Hoffa noted that Buchanan is "right on trade." Buchanan "is the only candidate who understands the problem of trade and I know that he's speaking out and I encourage him to do so."

That was on Sunday morning. At 1PM on Tuesday in Seattle, Hoffa told a crowd of 20,000 at a labor rally, "We are going to change the WTO or we're going to get rid of the WTO." An hour earlier, the WTO had announced that it was abandoning attempts to convene for the day.

On Wednesday afternoon -- once it became clear that the protests had succeeded -- Buchanan issued a statement that he wasn't going to be joining the demonstrators in the street but that he applauded their efforts. Buchanan also claimed he was working with labor and environmental groups to bring down the WTO.

On December 9, one of the protest leaders said, "Ninety-nine-point-five percent of those people are more likely to buy a pair of Nike sneakers with 'Sweatshop Made' imprinted on the back, eat a drowned dolphin tuna sandwich and vote Republican before they are going to vote for Pat Buchanan."

Buchanan's press release showed how out of touch he was with the protesters by saying, "We Americans alone should decide issues of vital significance to our destiny and our national security. No global organization is ever going to be allowed to impose its rule against the soverignty of the United States of America."

In some ways, Buchanan's baseless claim of support from environmentalists was a flashback to 1972, when George Wallace unveiled "Blacks for Wallace," a national organization with a total membership of one. To date, "Enviros for Pat" has a membership of exactly zero.

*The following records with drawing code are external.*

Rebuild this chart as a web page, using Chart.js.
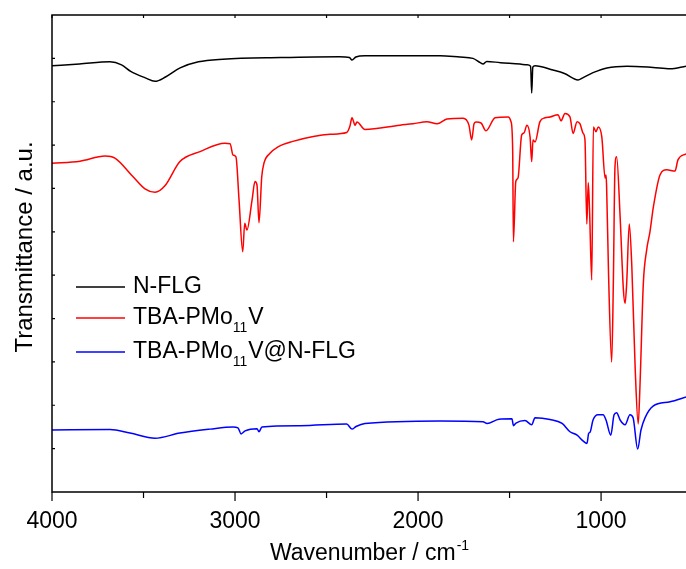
<!DOCTYPE html>
<html>
<head>
<meta charset="utf-8">
<script src="https://cdn.jsdelivr.net/npm/chart.js@4.4.1/dist/chart.umd.min.js"></script>
<style>
  body { margin: 0; background: #fff; }
  canvas { display: block; }
</style>
</head>
<body>
<canvas id="ftirChart" width="686" height="569"></canvas>
<script>
// Wavenumber (cm-1) and transmittance (a.u., offset stacked)
const nflgWn = [4000, 3850, 3683, 3620, 3570, 3490, 3437, 3380, 3300, 3200, 3066, 2750, 2430, 2375, 2361, 2340, 2290,
  1880, 1771, 1700, 1660, 1645, 1625, 1550, 1443, 1405, 1385, 1379, 1373, 1361, 1263, 1200, 1126, 1100, 1044, 968, 858, 716, 623, 536];
const nflgT = [98.3, 98.7, 99.2, 98.5, 97.0, 95.5, 94.7, 95.7, 97.8, 99.2, 99.8, 100.2, 100.4, 100.2, 99.6, 100.3, 100.6,
  100.6, 100.3, 100.0, 99.0, 98.7, 99.3, 99.0, 98.7, 98.5, 98.2, 92.0, 98.0, 98.3, 97.3, 96.5, 95.0, 95.5, 96.7, 97.8, 98.2, 97.9, 97.6, 98.2];

const tbaWn = [4000, 3847, 3710, 3656, 3557, 3492, 3437, 3383, 3301, 3191, 3055, 3027, 3011, 2995, 2978, 2958, 2947, 2935,
  2907, 2891, 2880, 2869, 2854, 2842, 2809, 2765, 2689, 2481, 2390, 2372, 2361, 2344, 2334, 2290, 2099, 2028, 1951, 1896,
  1842, 1754, 1722, 1707, 1694, 1683, 1656, 1629, 1579, 1508, 1492, 1483, 1479, 1466, 1454, 1434, 1421, 1405, 1388, 1379,
  1372, 1361, 1334, 1306, 1279, 1235, 1219, 1197, 1170, 1153, 1131, 1115, 1098, 1088, 1078, 1070, 1063, 1051, 1042, 1028,
  1015, 996, 978, 973, 970, 959, 942, 933, 924, 915, 896, 878, 869, 860, 846, 832, 814, 797, 787, 769, 751, 733, 714, 678,
  641, 596, 580, 536];
const tbaT = [75.8, 76.3, 77.5, 77.0, 72.7, 69.9, 69.1, 70.6, 76.2, 78.5, 80.4, 80.3, 77.7, 77.3, 67.3, 55.4, 62.0, 60.4,
  67.3, 71.6, 70.8, 62.1, 72.7, 75.8, 78.1, 79.6, 80.8, 82.5, 82.9, 84.4, 86.3, 84.6, 85.3, 83.6, 84.6, 84.9, 85.4, 84.9,
  86.0, 86.2, 84.6, 81.2, 84.9, 85.3, 85.1, 83.3, 86.3, 86.5, 85.4, 78.9, 57.7, 71.6, 72.4, 82.3, 82.8, 84.6, 81.9, 76.2,
  81.2, 80.7, 85.4, 86.3, 86.5, 87.0, 85.6, 87.3, 86.5, 82.7, 85.4, 84.9, 82.7, 81.2, 61.8, 71.3, 65.0, 48.9, 84.2, 83.1,
  84.2, 81.9, 72.4, 73.1, 70.8, 50.0, 30.0, 48.2, 75.0, 77.3, 63.5, 46.6, 43.5, 48.2, 61.8, 52.0, 28.9, 15.7, 25.1, 48.2,
  55.8, 60.0, 65.8, 73.1, 74.3, 74.0, 76.6, 78.0];

const hybWn = [4000, 3683, 3574, 3437, 3301, 3137, 3011, 2984, 2967, 2945, 2880, 2869, 2853, 2645, 2390, 2361, 2339, 2290,
  1880, 1645, 1623, 1558, 1487, 1479, 1465, 1416, 1379, 1361, 1279, 1213, 1170, 1131, 1099, 1077, 1068, 1060, 1044, 1017,
  989, 973, 947, 929, 915, 896, 869, 842, 825, 800, 782, 760, 716, 623, 536];
const hybT = [14.3, 14.4, 13.6, 12.4, 13.6, 14.5, 15.0, 14.8, 13.4, 14.1, 14.6, 13.9, 15.0, 15.3, 15.7, 14.5, 15.1, 15.8,
  16.4, 16.2, 15.8, 16.8, 16.9, 15.3, 15.9, 16.5, 15.5, 17.1, 16.7, 15.8, 13.9, 13.1, 11.8, 11.2, 13.5, 13.8, 16.6, 17.8,
  17.8, 16.6, 13.1, 17.8, 18.3, 16.6, 15.5, 17.8, 17.1, 9.9, 14.3, 17.1, 19.8, 20.8, 21.9];

const xTicks = [4000, 3500, 3000, 2500, 2000, 1500, 1000];
const yTicks = [10, 20, 30, 40, 50, 60, 70, 80, 90, 100];

const FONT = "'Liberation Sans', Arial, sans-serif";

function toPoints(wn, t) {
  return wn.map((w, i) => ({ x: w, y: t[i] }));
}

const legendRows = [
  { color: '#000000', parts: [['N-FLG', 0]] },
  { color: '#ff0000', parts: [['TBA-PMo', 0], ['11', 1], ['V', 0]] },
  { color: '#0000ff', parts: [['TBA-PMo', 0], ['11', 1], ['V@N-FLG', 0]] }
];

// frame, ticks, axis titles and legend
const decor = {
  id: 'decor',
  afterDraw(chart) {
    const { ctx, chartArea: a, scales: { x, y } } = chart;
    ctx.save();
    ctx.strokeStyle = '#000';
    ctx.lineWidth = 1.5;
    ctx.beginPath();
    ctx.moveTo(a.right + 2, a.top);
    ctx.lineTo(a.left, a.top);
    ctx.lineTo(a.left, a.bottom);
    ctx.lineTo(a.right + 2, a.bottom);
    ctx.stroke();

    ctx.lineWidth = 1.2;
    ctx.beginPath();
    xTicks.forEach(v => {
      const px = x.getPixelForValue(v);
      const len = v % 1000 === 0 ? 9 : 6;
      ctx.moveTo(px, a.bottom);
      ctx.lineTo(px, a.bottom + len);
      ctx.moveTo(px, a.top);
      ctx.lineTo(px, a.top + 3);
    });
    yTicks.forEach(v => {
      const py = y.getPixelForValue(v);
      ctx.moveTo(a.left, py);
      ctx.lineTo(a.left + 3, py);
    });
    ctx.stroke();

    ctx.fillStyle = '#000';
    // x title with superscript
    ctx.font = '23px ' + FONT;
    ctx.textBaseline = 'middle';
    const main = 'Wavenumber / cm';
    const mw = ctx.measureText(main).width;
    ctx.font = '14px ' + FONT;
    const sw = ctx.measureText('-1').width;
    let tx = (a.left + a.right) / 2 - (mw + sw) / 2;
    ctx.font = '23px ' + FONT;
    ctx.textAlign = 'left';
    ctx.fillText(main, tx, 554);
    ctx.font = '14px ' + FONT;
    ctx.fillText('-1', tx + mw + 1, 546);

    // y title
    ctx.save();
    ctx.translate(25, 247);
    ctx.rotate(-Math.PI / 2);
    ctx.font = '24px ' + FONT;
    ctx.textAlign = 'center';
    ctx.fillText('Transmittance / a.u.', 0, 0);
    ctx.restore();

    // legend
    const rowY = [287, 318, 352];
    legendRows.forEach((row, i) => {
      const ly = rowY[i];
      ctx.strokeStyle = row.color;
      ctx.lineWidth = 1.5;
      ctx.beginPath();
      ctx.moveTo(76, ly);
      ctx.lineTo(125, ly);
      ctx.stroke();
      let cx = 133;
      row.parts.forEach(([txt, sub]) => {
        ctx.font = (sub ? '14px ' : '23px ') + FONT;
        ctx.fillText(txt, cx, sub ? ly + 10 : ly);
        cx += ctx.measureText(txt).width + (sub ? 1 : 0);
      });
    });
    ctx.restore();
  }
};

const ctx = document.getElementById('ftirChart').getContext('2d');

const ftirChart = new Chart(ctx, {
  type: 'line',
  data: {
    datasets: [
      { label: 'N-FLG', data: toPoints(nflgWn, nflgT), borderColor: '#000000' },
      { label: 'TBA-PMo11V', data: toPoints(tbaWn, tbaT), borderColor: '#ff0000' },
      { label: 'TBA-PMo11V@N-FLG', data: toPoints(hybWn, hybT), borderColor: '#0000ff' }
    ]
  },
  options: {
    responsive: false,
    animation: false,
    devicePixelRatio: 1,
    layout: { padding: { left: 52, top: 15, right: 0, bottom: 0 } },
    elements: {
      point: { radius: 0 },
      line: { borderWidth: 1.5, cubicInterpolationMode: 'monotone', fill: false }
    },
    plugins: {
      legend: { display: false },
      tooltip: { enabled: false }
    },
    scales: {
      x: {
        type: 'linear',
        reverse: true,
        min: 536,
        max: 4000,
        grid: { display: false, drawTicks: false },
        border: { display: false },
        afterBuildTicks: s => { s.ticks = xTicks.filter(v => v % 1000 === 0).map(v => ({ value: v })); },
        ticks: {
          autoSkip: false,
          maxRotation: 0,
          padding: 16,
          color: '#000',
          font: { family: FONT, size: 23 },
          callback: v => String(v)
        },
        afterFit: s => { s.height = 77; s.paddingLeft = 0; s.paddingRight = 0; }
      },
      y: { display: false, min: 0, max: 110 }
    }
  },
  plugins: [decor]
});
</script>
</body>
</html>
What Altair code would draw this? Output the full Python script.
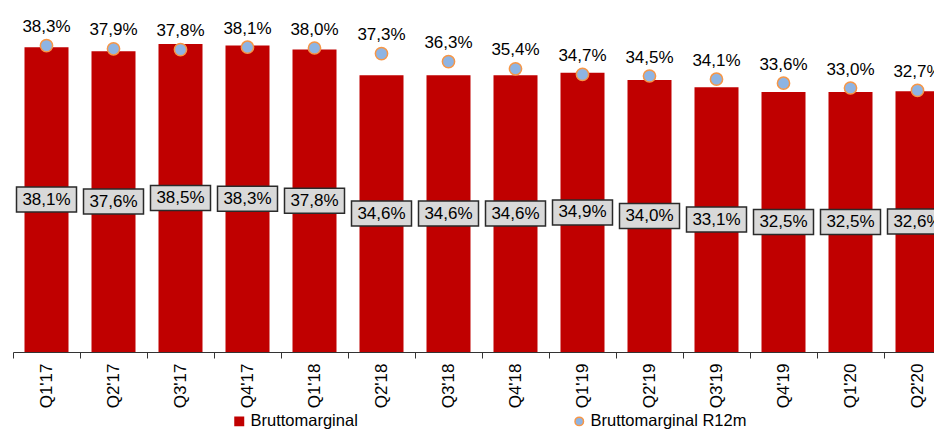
import altair as alt
import pandas as pd

quarters = ["Q1'17", "Q2'17", "Q3'17", "Q4'17", "Q1'18", "Q2'18", "Q3'18",
            "Q4'18", "Q1'19", "Q2'19", "Q3'19", "Q4'19", "Q1'20", "Q2'20"]
brutto = [38.1, 37.6, 38.5, 38.3, 37.8, 34.6, 34.6, 34.6, 34.9, 34.0, 33.1, 32.5, 32.5, 32.6]
r12m = [38.3, 37.9, 37.8, 38.1, 38.0, 37.3, 36.3, 35.4, 34.7, 34.5, 34.1, 33.6, 33.0, 32.7]
series_names = ["Bruttomarginal", "Bruttomarginal R12m"]

df = pd.DataFrame({"q": quarters, "b": brutto, "r": r12m,
                   "s1": series_names[0], "s2": series_names[1]})

FONT = "Liberation Sans"
RED = "#C00000"
BLUE = "#8EB4E3"
ORANGE = "#F79646"

xenc = alt.X("q:N", sort=quarters, title=None,
             scale=alt.Scale(paddingInner=0, paddingOuter=0),
             axis=alt.Axis(labelAngle=270, labelFontSize=17, labelFont=FONT,
                           labelColor="#000", labelPadding=5, domainColor="#333",
                           tickColor="#333", tickSize=6, tickBand="extent",
                           domainWidth=1, tickWidth=1))
yscale = alt.Scale(domain=[0, 43], nice=False, zero=True)

leg = alt.Legend(title=None, orient="none", legendX=218, legendY=405,
                 direction="horizontal", labelFont=FONT, labelFontSize=16.5,
                 labelColor="#000", symbolSize=72, labelOffset=3,
                 columnPadding=213, padding=0, symbolStrokeWidth=1.5)

color_sc = alt.Scale(domain=series_names, range=[RED, BLUE])
shape_sc = alt.Scale(domain=series_names, range=["square", "circle"])
stroke_sc = alt.Scale(domain=series_names, range=[RED, ORANGE])

base = alt.Chart(df).transform_calculate(
    bl="replace(format(datum.b, '.1f'), '.', ',') + '%'",
    rl="replace(format(datum.r, '.1f'), '.', ',') + '%'",
    mid="datum.b / 2",
)

bars = base.mark_bar(size=44).encode(
    x=xenc,
    y=alt.Y("b:Q", scale=yscale, axis=None),
    color=alt.Color("s1:N", scale=color_sc, legend=leg),
)

points = base.mark_point(filled=True, size=150, opacity=1, strokeWidth=1.5).encode(
    x=xenc,
    y=alt.Y("r:Q", scale=yscale, axis=None),
    color=alt.Color("s2:N", scale=color_sc, legend=leg),
    shape=alt.Shape("s2:N", scale=shape_sc, legend=leg),
    stroke=alt.Stroke("s2:N", scale=stroke_sc, legend=leg),
)

top_text = base.mark_text(font=FONT, fontSize=17, baseline="alphabetic",
                          dy=-13.5, color="#000").encode(
    x=xenc,
    y=alt.Y("r:Q", scale=yscale, axis=None),
    text="rl:N",
)

boxes = base.mark_point(shape="M-1,-0.417L1,-0.417L1,0.417L-1,0.417Z", size=3600,
                        filled=True, fill="#D9D9D9", stroke="#2a2a2a",
                        strokeWidth=1.5, opacity=1).encode(
    x=xenc,
    y=alt.Y("mid:Q", scale=yscale, axis=None),
)

box_text = base.mark_text(font=FONT, fontSize=17, baseline="middle",
                          color="#000").encode(
    x=xenc,
    y=alt.Y("mid:Q", scale=yscale, axis=None),
    text="bl:N",
)

chart = alt.layer(bars, points, top_text, boxes, box_text).properties(
    width=938, height=344,
    autosize=alt.AutoSizeParams(type="none"),
    padding={"left": 5, "top": 0, "right": -17, "bottom": 79},
).configure_view(stroke=None)

chart.save("out.html", embed_options={"renderer": "svg", "actions": False})
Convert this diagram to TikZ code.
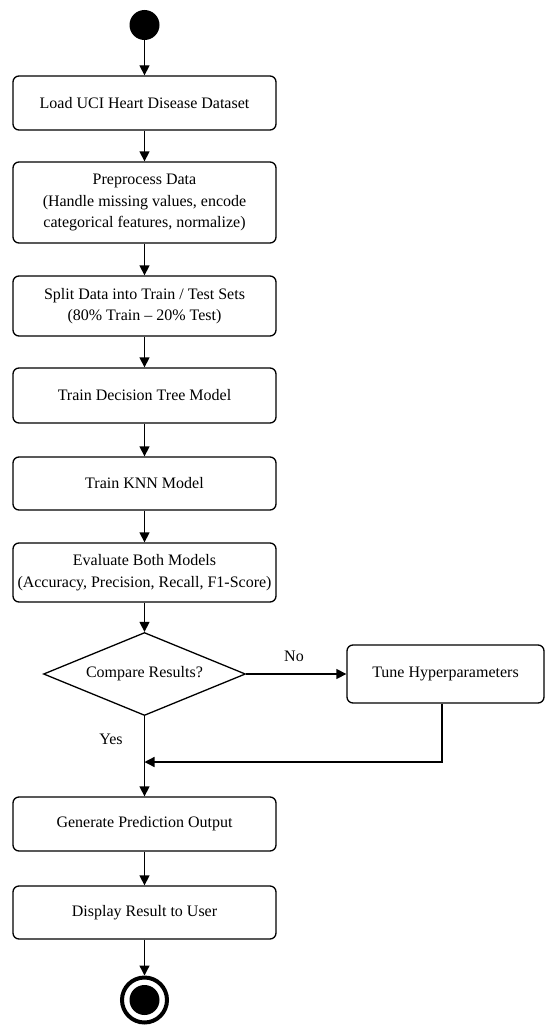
\documentclass[tikz,border=0pt]{standalone}
\usepackage{fontspec}
\setmainfont{Liberation Serif}
\usetikzlibrary{shapes.geometric,arrows.meta}
\tikzset{
  stepbox/.style={draw, line width=1.3pt, rounded corners=6pt, minimum width=263pt, align=center, font=\fontsize{16}{21.5}\selectfont, inner sep=0pt},
  flow/.style={line width=1.3pt, -{Triangle[length=10pt,width=10pt]}},
  lbl/.style={font=\fontsize{16}{21.5}\selectfont, inner sep=0pt}
}
\begin{document}
\begin{tikzpicture}[x=1pt,y=-1pt]
\useasboundingbox (0,0) rectangle (545,1025);
\node[circle, fill=black, minimum size=30pt, inner sep=0pt] (start) at (144.5,25) {};
\node[stepbox, minimum height=54pt] (b1) at (144.5,103) {Load UCI Heart Disease Dataset};
\node[stepbox, minimum height=81pt] (b2) at (144.5,202.5) {Preprocess Data\\(Handle missing values, encode\\categorical features, normalize)};
\node[stepbox, minimum height=60pt] (b3) at (144.5,306) {Split Data into Train / Test Sets\\(80\% Train -- 20\% Test)};
\node[stepbox, minimum height=55pt] (b4) at (144.5,395.5) {Train Decision Tree Model};
\node[stepbox, minimum height=53pt] (b5) at (144.5,483.5) {Train KNN Model};
\node[stepbox, minimum height=59pt] (b6) at (144.5,572.5) {Evaluate Both Models\\(Accuracy, Precision, Recall, F1-Score)};
\node[draw, diamond, line width=1.3pt, shape aspect=2.43, inner sep=0pt, minimum width=202pt, minimum height=83pt, font=\fontsize{16}{21.5}\selectfont] (dec) at (144.5,674) {Compare Results?};
\node[stepbox, minimum width=197pt, minimum height=58pt] (tune) at (445.5,674) {Tune Hyperparameters};
\node[stepbox, minimum height=54pt] (b7) at (144.5,824) {Generate Prediction Output};
\node[stepbox, minimum height=53pt] (b8) at (144.5,912.5) {Display Result to User};
\node[circle, draw, line width=4pt, minimum size=45pt, inner sep=0pt] (stop) at (144.5,1000) {};
\fill (stop.center) circle (15pt);
\node[lbl] (no) at (294,656) {No};
\node[lbl] (yes) at (111,739) {Yes};
\coordinate (merge) at (144.5,762);
\coordinate (turn) at (442,762);
\draw[flow] (start) -- (b1);
\draw[flow] (b1) -- (b2);
\draw[flow] (b2) -- (b3);
\draw[flow] (b3) -- (b4);
\draw[flow] (b4) -- (b5);
\draw[flow] (b5) -- (b6);
\draw[flow] (b6) -- (dec);
\draw[flow] (dec) -- (tune);
\draw[flow] (dec) -- (b7);
\draw[flow] (tune.south -| turn) -- (turn) -- (merge);
\draw[flow] (b7) -- (b8);
\draw[flow] (b8) -- (stop);
\end{tikzpicture}
\end{document}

On Sunday, December 5th, Buchanan finally was noticed by one of the protesters. In a copyrighted article in the Washington Post, Tom Hayden, a California state senator who was one of the Chicago Seven, gave his view from the streets of Seattle: "To the young people who fasted in jail and froze in the streets, the WTO represents all that they fear about the future. They will not find a home in the market globalism of Clinton, who appeared tone-deaf by referring to the protests as 'hoopla' while endorsing their goals in the same breath. Still, they are just as unlikely to be part of Pat Buchanan's anti-WTO model and narrow nationalist constituency."

The upshot of the WTO protests is that the issue is now before the nation and some open debate is taking place. Buchanan's "America First" isolationism is an economic policy which won't stand up to scrutiny, however much heat and smoke it generates among the talking heads. Once the tear gas started flying, he became just another flabby politician praising the protestors' success and deploring the violence. With that retreat, Pat Buchanan surrendered any claim to leadership on international trade issues.